--- Exercise material ---
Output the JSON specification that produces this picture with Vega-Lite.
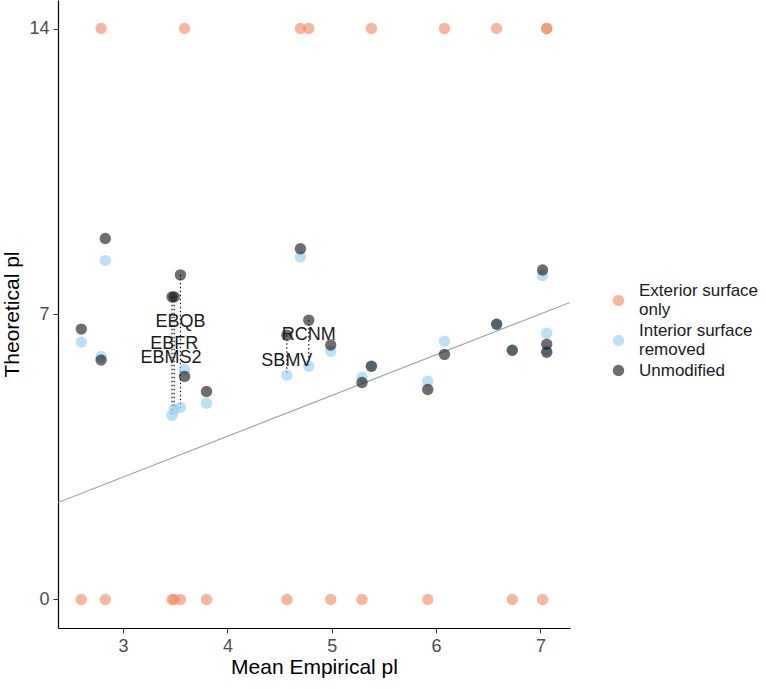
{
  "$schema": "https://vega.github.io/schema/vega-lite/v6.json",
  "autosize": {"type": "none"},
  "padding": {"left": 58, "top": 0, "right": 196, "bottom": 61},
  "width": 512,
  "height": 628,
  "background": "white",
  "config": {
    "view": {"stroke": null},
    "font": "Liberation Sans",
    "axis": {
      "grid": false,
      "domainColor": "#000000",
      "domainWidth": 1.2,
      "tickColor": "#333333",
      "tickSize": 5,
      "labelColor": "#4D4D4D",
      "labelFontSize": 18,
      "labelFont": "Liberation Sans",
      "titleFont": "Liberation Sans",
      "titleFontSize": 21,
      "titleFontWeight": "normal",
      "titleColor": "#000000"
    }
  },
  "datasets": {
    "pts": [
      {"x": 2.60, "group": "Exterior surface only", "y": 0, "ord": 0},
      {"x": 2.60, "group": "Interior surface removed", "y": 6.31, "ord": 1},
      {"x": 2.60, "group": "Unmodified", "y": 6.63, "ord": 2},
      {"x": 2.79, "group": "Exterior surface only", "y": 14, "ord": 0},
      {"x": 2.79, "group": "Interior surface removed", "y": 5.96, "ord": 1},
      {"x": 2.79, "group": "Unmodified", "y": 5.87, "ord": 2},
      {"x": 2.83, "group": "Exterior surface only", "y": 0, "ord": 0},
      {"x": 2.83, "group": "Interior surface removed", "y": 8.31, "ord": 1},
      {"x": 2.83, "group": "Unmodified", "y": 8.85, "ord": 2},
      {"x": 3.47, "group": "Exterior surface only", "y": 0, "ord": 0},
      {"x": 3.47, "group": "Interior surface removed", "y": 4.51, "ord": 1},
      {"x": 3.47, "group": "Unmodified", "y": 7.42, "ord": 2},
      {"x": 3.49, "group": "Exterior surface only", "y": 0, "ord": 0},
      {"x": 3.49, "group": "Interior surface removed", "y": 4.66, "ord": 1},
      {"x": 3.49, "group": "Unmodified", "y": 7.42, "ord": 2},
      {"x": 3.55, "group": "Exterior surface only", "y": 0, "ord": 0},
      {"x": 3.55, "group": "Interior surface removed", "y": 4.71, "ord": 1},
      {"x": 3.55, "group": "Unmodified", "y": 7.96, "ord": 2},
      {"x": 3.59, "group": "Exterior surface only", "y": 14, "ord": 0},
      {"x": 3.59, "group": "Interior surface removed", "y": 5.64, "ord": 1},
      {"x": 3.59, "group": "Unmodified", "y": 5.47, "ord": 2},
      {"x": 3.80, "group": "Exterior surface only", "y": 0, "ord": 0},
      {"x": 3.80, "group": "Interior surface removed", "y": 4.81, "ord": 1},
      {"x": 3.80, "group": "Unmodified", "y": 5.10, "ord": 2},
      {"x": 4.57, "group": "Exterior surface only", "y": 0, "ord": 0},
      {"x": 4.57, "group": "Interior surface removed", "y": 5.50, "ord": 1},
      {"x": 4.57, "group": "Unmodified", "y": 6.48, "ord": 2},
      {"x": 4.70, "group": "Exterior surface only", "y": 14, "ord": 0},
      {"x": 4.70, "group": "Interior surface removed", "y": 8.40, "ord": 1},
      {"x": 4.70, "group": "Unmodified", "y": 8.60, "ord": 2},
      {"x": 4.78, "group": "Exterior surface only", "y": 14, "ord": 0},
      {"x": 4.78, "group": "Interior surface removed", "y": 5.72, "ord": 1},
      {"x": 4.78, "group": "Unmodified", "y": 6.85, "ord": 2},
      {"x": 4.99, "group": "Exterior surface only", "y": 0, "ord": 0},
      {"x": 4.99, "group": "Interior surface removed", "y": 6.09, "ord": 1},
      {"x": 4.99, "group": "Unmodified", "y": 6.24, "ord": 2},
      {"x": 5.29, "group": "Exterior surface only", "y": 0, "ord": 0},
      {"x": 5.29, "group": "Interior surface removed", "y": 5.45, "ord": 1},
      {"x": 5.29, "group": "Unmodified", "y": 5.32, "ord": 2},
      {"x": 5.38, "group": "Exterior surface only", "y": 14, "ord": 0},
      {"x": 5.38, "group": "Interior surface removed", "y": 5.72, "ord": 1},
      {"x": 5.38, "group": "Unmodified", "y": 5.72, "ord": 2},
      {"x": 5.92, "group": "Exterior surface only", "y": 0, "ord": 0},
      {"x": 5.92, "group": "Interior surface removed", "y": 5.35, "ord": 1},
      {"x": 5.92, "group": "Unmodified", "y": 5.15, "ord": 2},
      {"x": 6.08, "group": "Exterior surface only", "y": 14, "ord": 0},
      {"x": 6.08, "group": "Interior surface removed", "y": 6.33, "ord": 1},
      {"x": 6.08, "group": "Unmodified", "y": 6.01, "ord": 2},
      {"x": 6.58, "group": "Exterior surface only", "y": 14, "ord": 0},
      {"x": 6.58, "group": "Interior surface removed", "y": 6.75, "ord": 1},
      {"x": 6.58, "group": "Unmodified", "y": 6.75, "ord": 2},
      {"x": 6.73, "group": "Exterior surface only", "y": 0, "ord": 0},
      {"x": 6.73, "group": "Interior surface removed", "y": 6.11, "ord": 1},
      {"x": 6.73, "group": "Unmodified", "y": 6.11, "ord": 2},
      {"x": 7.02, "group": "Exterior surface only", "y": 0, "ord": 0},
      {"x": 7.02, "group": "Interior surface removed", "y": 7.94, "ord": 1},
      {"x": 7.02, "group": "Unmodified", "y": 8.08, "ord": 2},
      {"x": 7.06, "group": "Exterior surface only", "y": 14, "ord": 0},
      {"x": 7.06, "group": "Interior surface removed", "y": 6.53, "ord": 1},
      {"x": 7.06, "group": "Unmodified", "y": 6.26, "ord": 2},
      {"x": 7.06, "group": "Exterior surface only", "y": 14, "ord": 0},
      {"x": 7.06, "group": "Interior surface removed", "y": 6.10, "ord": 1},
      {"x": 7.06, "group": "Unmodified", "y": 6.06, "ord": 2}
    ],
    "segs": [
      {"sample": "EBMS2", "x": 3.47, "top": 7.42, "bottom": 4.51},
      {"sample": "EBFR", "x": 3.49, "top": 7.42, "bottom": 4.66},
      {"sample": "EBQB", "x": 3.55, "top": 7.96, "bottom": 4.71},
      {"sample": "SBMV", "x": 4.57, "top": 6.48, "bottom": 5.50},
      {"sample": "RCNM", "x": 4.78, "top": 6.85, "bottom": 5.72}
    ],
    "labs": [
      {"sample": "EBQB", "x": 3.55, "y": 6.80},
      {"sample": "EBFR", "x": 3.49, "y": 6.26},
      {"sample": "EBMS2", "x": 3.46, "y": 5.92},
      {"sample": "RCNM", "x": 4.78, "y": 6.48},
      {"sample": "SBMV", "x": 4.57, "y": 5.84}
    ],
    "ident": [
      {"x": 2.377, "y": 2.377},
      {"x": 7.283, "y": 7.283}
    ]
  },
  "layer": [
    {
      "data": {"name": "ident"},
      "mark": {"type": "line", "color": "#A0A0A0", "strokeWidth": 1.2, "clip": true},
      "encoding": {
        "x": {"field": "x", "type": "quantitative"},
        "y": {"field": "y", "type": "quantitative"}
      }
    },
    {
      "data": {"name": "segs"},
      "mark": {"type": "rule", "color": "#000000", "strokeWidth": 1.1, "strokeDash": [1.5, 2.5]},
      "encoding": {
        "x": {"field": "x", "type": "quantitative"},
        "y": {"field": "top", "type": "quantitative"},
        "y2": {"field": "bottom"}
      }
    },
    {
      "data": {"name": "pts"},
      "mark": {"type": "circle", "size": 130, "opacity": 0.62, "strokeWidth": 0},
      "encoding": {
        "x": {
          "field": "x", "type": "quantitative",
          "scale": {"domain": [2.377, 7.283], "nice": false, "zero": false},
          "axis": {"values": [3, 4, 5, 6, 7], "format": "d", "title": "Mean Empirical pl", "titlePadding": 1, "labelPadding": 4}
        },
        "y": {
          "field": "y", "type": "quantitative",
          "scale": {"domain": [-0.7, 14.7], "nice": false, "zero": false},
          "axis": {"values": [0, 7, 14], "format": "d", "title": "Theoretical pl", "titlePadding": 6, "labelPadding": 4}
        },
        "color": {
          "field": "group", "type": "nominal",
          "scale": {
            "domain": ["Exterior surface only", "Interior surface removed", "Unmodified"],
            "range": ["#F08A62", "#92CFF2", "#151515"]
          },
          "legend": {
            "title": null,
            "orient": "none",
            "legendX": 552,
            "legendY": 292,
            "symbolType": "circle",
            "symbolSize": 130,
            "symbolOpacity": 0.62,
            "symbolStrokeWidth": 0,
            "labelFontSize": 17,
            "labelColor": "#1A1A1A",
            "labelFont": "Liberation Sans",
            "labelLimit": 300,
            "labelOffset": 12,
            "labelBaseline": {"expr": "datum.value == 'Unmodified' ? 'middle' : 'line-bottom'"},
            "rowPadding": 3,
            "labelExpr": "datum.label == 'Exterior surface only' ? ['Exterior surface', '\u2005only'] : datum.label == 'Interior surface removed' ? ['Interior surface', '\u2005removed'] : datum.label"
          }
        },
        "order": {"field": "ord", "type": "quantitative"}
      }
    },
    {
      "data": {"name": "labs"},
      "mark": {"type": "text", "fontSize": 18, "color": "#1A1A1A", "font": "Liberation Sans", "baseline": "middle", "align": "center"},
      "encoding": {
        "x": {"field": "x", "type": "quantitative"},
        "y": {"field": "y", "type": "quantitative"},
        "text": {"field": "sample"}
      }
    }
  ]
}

==

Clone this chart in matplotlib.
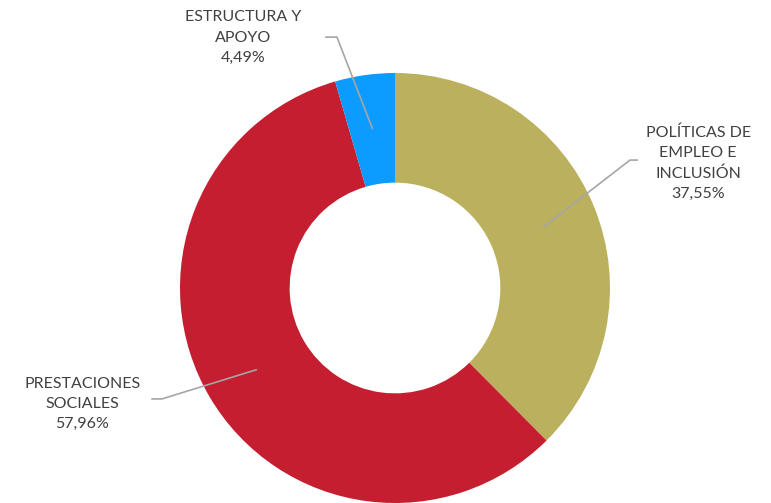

* * *

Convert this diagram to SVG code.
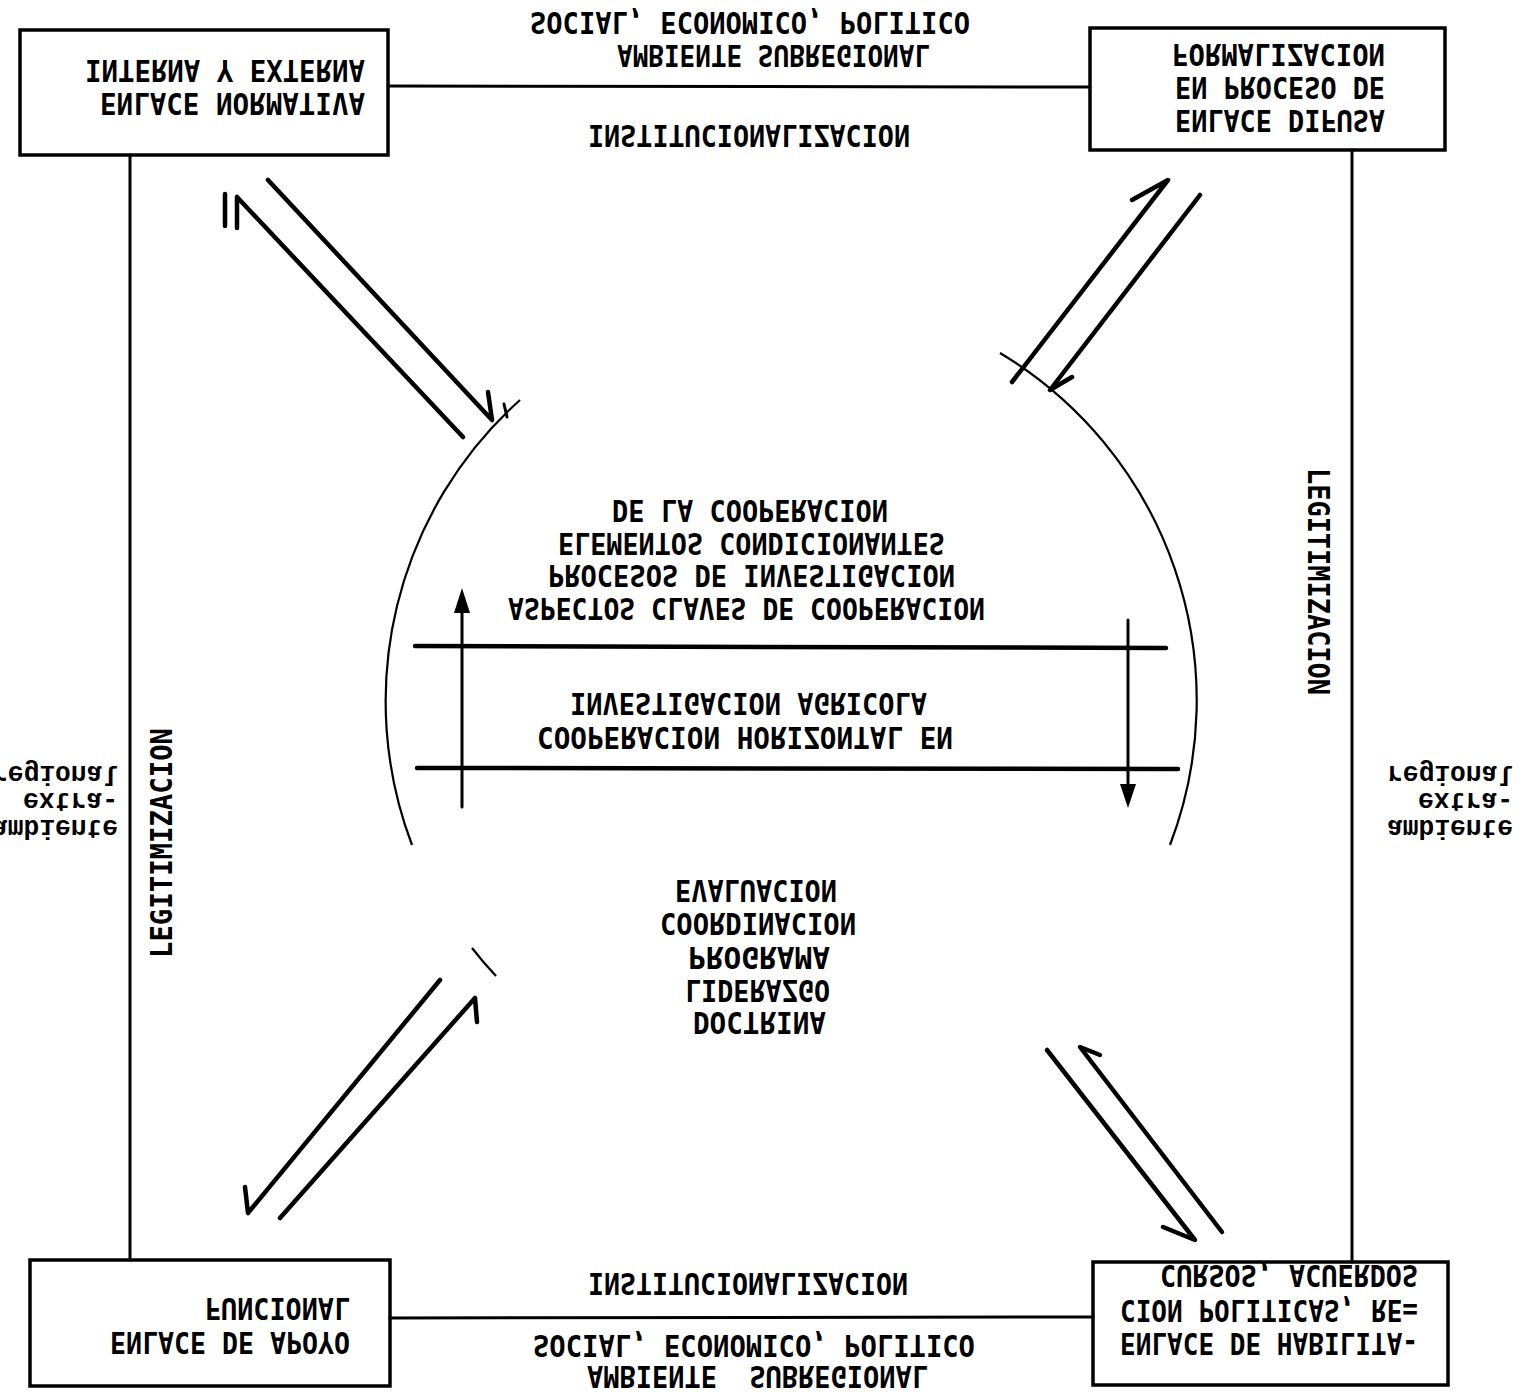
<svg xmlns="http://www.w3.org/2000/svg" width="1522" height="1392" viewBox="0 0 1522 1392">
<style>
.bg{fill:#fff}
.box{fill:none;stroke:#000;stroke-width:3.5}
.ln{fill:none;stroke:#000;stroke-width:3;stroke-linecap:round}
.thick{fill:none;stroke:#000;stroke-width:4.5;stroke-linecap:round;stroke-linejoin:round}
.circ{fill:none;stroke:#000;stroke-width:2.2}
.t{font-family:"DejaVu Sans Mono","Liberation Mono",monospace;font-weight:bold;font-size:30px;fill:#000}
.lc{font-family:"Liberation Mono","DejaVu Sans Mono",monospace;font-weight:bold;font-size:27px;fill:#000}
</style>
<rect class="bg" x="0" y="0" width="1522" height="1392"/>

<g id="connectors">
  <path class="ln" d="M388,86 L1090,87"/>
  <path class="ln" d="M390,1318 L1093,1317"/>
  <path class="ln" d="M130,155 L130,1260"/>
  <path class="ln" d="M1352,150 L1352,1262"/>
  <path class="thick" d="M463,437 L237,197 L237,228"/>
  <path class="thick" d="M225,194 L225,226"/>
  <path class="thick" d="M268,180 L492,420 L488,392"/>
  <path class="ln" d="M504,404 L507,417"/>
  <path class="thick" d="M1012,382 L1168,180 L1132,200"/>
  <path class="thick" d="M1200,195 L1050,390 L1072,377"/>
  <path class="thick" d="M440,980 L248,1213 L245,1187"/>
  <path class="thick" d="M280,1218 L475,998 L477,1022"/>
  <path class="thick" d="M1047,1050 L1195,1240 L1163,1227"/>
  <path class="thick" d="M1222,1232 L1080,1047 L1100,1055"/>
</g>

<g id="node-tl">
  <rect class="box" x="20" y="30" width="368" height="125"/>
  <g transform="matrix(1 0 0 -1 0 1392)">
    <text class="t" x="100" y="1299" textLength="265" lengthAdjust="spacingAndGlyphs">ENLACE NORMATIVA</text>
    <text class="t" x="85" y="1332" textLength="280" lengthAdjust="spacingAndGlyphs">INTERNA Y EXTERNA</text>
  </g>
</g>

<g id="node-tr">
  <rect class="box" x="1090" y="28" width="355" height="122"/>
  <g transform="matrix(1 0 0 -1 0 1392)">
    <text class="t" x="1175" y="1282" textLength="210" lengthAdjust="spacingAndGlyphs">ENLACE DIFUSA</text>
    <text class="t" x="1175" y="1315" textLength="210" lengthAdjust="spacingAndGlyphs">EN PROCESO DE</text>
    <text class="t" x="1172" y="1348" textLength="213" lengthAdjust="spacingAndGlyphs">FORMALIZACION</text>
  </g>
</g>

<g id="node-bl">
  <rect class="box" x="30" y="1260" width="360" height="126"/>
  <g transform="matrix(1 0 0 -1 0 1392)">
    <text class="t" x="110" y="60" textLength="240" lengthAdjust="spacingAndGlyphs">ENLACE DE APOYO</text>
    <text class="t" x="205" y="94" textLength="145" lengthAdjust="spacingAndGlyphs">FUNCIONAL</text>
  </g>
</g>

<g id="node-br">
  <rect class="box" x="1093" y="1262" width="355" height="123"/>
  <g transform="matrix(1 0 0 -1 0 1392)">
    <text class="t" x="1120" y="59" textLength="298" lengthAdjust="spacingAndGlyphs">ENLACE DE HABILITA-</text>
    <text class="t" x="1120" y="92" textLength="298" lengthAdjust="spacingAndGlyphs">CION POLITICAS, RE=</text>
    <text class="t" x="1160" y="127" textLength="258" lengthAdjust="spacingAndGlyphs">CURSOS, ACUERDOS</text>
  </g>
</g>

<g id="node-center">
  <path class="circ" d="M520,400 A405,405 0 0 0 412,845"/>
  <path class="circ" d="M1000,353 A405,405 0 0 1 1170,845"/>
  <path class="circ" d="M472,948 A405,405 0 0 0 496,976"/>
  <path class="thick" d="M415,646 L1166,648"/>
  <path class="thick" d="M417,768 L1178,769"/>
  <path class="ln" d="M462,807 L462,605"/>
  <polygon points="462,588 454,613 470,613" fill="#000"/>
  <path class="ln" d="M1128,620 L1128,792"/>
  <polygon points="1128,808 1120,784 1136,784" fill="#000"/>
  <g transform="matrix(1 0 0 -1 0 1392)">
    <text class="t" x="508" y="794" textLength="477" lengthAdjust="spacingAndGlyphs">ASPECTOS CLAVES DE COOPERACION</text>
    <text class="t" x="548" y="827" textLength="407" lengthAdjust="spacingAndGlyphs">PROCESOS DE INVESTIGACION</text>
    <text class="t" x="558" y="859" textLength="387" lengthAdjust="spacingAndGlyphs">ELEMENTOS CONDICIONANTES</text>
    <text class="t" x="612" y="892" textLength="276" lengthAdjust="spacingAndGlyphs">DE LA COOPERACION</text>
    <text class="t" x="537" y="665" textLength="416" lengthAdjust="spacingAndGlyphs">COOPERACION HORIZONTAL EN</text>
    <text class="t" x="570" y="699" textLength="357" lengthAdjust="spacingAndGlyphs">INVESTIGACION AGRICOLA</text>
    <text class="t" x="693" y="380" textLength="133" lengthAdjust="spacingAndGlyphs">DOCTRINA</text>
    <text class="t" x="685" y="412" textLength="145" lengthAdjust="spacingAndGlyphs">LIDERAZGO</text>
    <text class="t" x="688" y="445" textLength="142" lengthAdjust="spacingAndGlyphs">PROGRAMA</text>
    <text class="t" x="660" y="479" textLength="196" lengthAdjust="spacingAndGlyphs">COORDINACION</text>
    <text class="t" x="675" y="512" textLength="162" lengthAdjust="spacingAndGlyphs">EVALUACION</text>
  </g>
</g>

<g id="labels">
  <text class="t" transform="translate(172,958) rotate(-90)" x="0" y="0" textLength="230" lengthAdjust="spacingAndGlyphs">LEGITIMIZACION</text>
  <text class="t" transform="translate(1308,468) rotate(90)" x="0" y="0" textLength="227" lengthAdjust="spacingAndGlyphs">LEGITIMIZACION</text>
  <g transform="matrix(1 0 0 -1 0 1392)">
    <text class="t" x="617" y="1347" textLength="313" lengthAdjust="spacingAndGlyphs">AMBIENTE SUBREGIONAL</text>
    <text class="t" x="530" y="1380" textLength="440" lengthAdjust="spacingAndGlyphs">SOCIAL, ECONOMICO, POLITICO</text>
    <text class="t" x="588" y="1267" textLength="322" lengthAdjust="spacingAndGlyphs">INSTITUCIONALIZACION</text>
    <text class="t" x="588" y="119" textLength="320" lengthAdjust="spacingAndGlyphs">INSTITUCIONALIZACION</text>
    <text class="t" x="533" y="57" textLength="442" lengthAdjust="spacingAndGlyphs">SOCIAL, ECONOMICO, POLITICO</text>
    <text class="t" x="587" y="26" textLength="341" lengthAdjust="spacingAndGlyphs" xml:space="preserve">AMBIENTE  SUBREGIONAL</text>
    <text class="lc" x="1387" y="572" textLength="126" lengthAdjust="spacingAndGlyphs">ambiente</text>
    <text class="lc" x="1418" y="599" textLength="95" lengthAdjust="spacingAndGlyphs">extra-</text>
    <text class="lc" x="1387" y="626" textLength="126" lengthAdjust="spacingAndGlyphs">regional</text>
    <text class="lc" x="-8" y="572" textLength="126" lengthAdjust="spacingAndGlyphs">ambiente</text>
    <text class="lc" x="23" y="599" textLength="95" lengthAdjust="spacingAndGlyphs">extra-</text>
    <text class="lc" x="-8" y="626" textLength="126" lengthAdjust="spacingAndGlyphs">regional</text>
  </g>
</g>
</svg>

--- What you need to do ---
Find the string "this" in the entries above and return each line that holds it.

--- Complete response ---
Output the JSON specification that produces this picture with Vega-Lite.
Clone this chart in matplotlib.
Convert this diagram to SVG code.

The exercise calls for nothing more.